(TASK) Line by line, repeat the data below exactly, beginning at the first line and ending at the line with "const seriesNames = ['Cấp". Omit pictures.
□ □ □ □ □
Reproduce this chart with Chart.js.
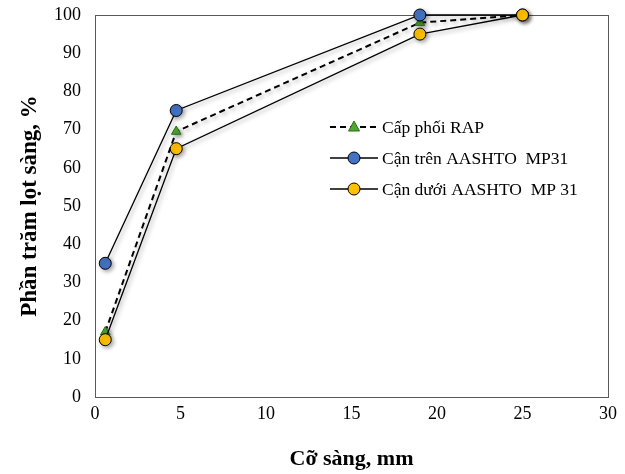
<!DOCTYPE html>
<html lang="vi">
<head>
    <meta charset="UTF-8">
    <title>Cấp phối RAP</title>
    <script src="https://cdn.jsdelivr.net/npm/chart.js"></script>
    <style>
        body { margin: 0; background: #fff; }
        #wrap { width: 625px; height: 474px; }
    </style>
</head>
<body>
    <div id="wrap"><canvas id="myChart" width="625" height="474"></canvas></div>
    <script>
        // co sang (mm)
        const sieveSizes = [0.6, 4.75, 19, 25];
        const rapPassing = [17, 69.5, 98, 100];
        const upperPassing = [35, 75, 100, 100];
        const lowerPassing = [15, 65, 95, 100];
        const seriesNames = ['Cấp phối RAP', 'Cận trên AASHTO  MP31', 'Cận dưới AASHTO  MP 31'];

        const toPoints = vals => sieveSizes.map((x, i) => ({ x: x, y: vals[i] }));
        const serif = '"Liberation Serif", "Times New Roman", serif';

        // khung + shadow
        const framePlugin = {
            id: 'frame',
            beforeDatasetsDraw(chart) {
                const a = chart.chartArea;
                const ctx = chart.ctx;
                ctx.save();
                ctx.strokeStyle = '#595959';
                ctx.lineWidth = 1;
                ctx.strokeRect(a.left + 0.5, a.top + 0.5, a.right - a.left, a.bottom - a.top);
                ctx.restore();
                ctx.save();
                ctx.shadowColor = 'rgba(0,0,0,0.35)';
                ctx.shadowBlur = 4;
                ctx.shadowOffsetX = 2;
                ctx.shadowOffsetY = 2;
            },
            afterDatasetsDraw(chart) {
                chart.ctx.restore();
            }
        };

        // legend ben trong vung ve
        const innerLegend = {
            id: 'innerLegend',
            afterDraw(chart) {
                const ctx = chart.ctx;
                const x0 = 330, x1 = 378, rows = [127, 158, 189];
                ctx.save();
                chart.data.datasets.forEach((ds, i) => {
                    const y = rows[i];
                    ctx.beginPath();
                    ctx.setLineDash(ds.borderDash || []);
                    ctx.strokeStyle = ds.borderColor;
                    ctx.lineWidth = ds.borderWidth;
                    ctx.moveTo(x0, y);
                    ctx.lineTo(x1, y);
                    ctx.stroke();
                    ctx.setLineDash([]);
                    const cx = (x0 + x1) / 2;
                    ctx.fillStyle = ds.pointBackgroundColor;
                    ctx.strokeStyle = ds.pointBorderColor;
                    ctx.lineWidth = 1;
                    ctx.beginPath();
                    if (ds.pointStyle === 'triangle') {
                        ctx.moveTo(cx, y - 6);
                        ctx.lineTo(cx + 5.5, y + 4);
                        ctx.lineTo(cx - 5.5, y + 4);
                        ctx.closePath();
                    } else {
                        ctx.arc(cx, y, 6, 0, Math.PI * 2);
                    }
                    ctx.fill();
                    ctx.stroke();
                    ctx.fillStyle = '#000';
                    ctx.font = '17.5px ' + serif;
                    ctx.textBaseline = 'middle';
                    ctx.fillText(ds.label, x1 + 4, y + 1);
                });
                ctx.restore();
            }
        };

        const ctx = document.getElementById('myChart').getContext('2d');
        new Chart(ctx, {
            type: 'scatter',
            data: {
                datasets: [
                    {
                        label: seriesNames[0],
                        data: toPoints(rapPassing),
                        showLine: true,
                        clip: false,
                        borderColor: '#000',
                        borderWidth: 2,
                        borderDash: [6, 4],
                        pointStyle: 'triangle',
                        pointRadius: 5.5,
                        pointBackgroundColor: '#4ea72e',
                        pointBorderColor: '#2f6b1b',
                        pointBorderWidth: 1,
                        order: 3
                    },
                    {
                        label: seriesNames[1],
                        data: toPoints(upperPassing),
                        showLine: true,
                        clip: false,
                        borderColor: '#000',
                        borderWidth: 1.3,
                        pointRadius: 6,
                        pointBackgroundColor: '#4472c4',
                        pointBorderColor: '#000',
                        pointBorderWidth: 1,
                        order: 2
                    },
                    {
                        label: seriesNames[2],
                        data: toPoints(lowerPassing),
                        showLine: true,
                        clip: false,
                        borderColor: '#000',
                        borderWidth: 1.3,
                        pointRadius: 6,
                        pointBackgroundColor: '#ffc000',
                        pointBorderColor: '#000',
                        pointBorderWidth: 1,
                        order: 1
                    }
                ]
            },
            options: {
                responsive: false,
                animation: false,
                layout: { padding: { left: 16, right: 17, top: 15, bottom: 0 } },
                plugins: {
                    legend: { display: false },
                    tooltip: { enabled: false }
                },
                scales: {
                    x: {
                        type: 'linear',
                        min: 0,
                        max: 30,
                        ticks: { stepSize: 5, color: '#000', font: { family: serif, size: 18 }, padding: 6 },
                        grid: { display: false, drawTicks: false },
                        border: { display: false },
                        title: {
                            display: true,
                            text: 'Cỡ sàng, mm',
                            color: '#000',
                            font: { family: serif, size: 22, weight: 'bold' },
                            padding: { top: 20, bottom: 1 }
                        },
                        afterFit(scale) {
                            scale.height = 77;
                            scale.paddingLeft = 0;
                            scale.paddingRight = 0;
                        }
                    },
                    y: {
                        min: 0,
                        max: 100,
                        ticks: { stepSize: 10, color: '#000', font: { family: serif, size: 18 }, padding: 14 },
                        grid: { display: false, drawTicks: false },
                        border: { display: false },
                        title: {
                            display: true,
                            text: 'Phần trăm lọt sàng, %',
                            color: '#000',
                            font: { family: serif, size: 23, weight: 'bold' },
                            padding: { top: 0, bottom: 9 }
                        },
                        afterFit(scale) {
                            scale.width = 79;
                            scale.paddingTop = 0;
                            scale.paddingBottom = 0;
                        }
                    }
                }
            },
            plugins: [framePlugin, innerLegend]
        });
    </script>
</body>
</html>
□ □ □ □ □
(REPLY)
Reproduce this chart with Chart.js.
<!DOCTYPE html>
<html lang="vi">
<head>
    <meta charset="UTF-8">
    <title>Cấp phối RAP</title>
    <script src="https://cdn.jsdelivr.net/npm/chart.js"></script>
    <style>
        body { margin: 0; background: #fff; }
        #wrap { width: 625px; height: 474px; }
    </style>
</head>
<body>
    <div id="wrap"><canvas id="myChart" width="625" height="474"></canvas></div>
    <script>
        // co sang (mm)
        const sieveSizes = [0.6, 4.75, 19, 25];
        const rapPassing = [17, 69.5, 98, 100];
        const upperPassing = [35, 75, 100, 100];
        const lowerPassing = [15, 65, 95, 100];
        const seriesNames = ['Cấp phối RAP', 'Cận trên AASHTO  MP31', 'Cận dưới AASHTO  MP 31'];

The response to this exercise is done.